In related news, Germany’s three letter intelligence agency has limited its cooperation with the NSA drastically this week, cutting them off from the internet data entirely after the NSA used the gathered intelligence to spy on…European politicians, governments and possibly economically vital data.(There was a scandal a while back, when the NSA hacked our chancellor’s personal phone, btw.)
Our intelligence agency then asked the NSA to provide reasons for the individual subjects they meant to keep spying on (to justify the breach of privacy), which the NSA was unable to provide on “such short notice”.
Knowledge is power and absolute power corrupts absolutely…what I’m saying is, that you guys really need some decent legislation.
A well funded discussion on the right to privacy in a digital age is a good way to get there.
Is privacy a human right? How can it be respected and protected in our digital world?

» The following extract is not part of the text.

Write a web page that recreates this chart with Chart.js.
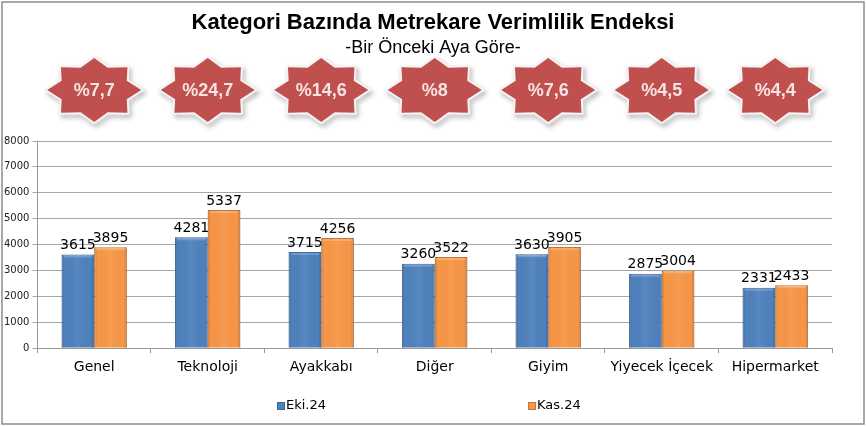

And even gathered for the purpose of commerce and anonymized, what does it say about us if we grow to only matter as a collection of computed algorhythms?
All very interesting questions,indeed. Most of them already explored in the science fiction of decades past…
The Nemesis Machine reminds me so strongly of Simulacron-3 (and the German film Welt am Draht which is an excellent adaptation of it). AI isn’t advanced enough yet to make that a reality, but I’ll be damned if that’s not a scary precedent.
I’ve been thinking that maybe the end of privacy might actually be a good thing. Why do we care about privacy in the first place? Because we’re afraid of being negatively judged by others. But when everyone knows everything about everyone,it will force people to accept people for who they are.
Privacy is a fairly recent development. For most of human history people lived in single room dwellings alongside multiple families.
We’ve fallen into this trap where we can present this idealized stick figure to the world at the price of keeping our true selves hidden, but because everyone else can do the same thing no one actually gains any advantage. Ending privacy might just be a hugely liberating change.
Or maybe I’m just being too meta contrarian.
It’s not just about privacy though. There’s a huge difference between your neighbor knowing everything about you and a government agency. The difference is power.